When I Reached The Tipping Point
For the record, I was an Obama skeptic for quite some time.
Back in October 2004 I wrote the words below:
I watched an interesting interview earlier today on TV One. Cathy Hughes, the black woman who owns this network, took charge of the microphone herself on her cable channel to interview Barak Obama, the heir apparent to the junior Senate seat in Illinois. I've heavily paraphrased her below.
"The Republican Party has traditionally been seen by the African American community as a party that has no real interest in promoting an agenda that includes us or our concerns. Yet I see Colin Powell, Condolezza Rice, Rod Paige, and others who are prominent members of their administration, in positions of real power and influence.
The Democrats, on the other hand, court us assidously during their campaigns, but their interest seems to vanish, as if they have amnesia all of a sudden, after an election. The best the Clinton administration could do was field one black man, Ron Brown, who, after engineering Clinton's victory, reluctantly took the post of Secretary of Commerce after being turned down for the job he wanted as Secretary of State.
Are you concerned about the absence of blacks in real positions of power in a Democratic presidency? Will you use your influence as a Democratic Senator to help correct this?"
Barak's answer was tepid, flighty, and rhetorical - he needs the backing of the national DNC to keep his political career on track.
But what she said is what plenty of people of color - black, brown and yellow - ask in their homes across the nation. Why does the Democratic Party have so little minority participation at its upper echelons? How can a party claim to be the home of the "morally outraged", or the "intellectual" party, or the most "inclusive" party, when it excludes us from the inner circles of power?
They say the proof is in the pudding. But there wasn't enough chocolate in the last batch of Democrats in the White House to even pretend to be a swirl.
Black folks like Hughes, who have to balance their own books to keep their companies afloat, are increasingly interested in seeing the Democratic Party balance its own.
So am I.
And until last month, if you stood in our kitchen, or ran into me at the cigar shop, I would play devil's advocate all day long.
There were several things that got to me lately. The main thing, or as Malcolm Gladwell so aptly describes, the tipping point was probably the predisposition of the media at that time to crown Hillary as the de facto winner of the Democratic primary before a ballot was cast.

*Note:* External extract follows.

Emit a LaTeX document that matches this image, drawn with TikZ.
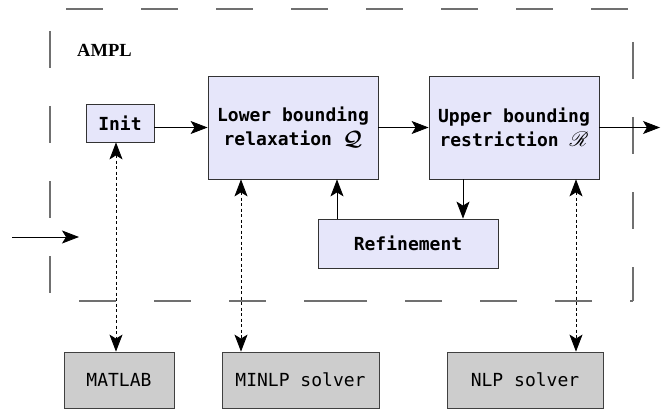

One of the other things that started to get me hot under the collar was the way the black political establishment, here and elsewhere, was going to play the same old game they've always played, with same old negroes leading the march behind the Clintons, just as I was trying to assemble for the umpteenth time my short story collection about redefining what it means to be black in America without the baggage of the past weighing us down.
And now that I've seen the movie The Great Debaters (terrible title), which Sheila swears is a Oprah Winfrey propaganda piece designed to help make smart black people more palatable to the public, it has hit me, hard, that everything we have achieved to now is really just window dressing when the same old white guys can say the same old shit - "America isn't ready for this yet" - without blinking an eye.
Which America is this?
Obama is still a little weak in the knees - in some instances, he reminds me of John Edwards four years ago, back when he seemed a little light in the britches for this.
He's not a natural fighter, which we've come to expect in our politicians. Duking it out in the trenches isn't his style. He looks a little uncomfortable having to spout the type of bullshit rhetoric a seasoned politician can deliver on cue, knowing damn well it can all be ignored when we aren't looking, which is most of the time, and obfuscated for those few times that we are.
And there are moments, when I watch him stumble over the answer to a question for which he has not properly prepared, when I wonder if it is too early in his career for him to be running.
If this was the original Clinton, running for the first time, I don't think Obama would have a chance. Not against a hungry, ambitious, young Bill.
But against Hillary and Edwards? At this point, lightweight or no, I think he has earned a significant part of his success. How much of it is attributable to Republicans who are sabotaging Clinton in hopes of fielding a much more vulnerable opponent is hard to say, but unless you were born yesterday, you know there is a lot more going on behind the scenes.
So I've thrown in with Obama, stuttering, cocaine sniffing and all.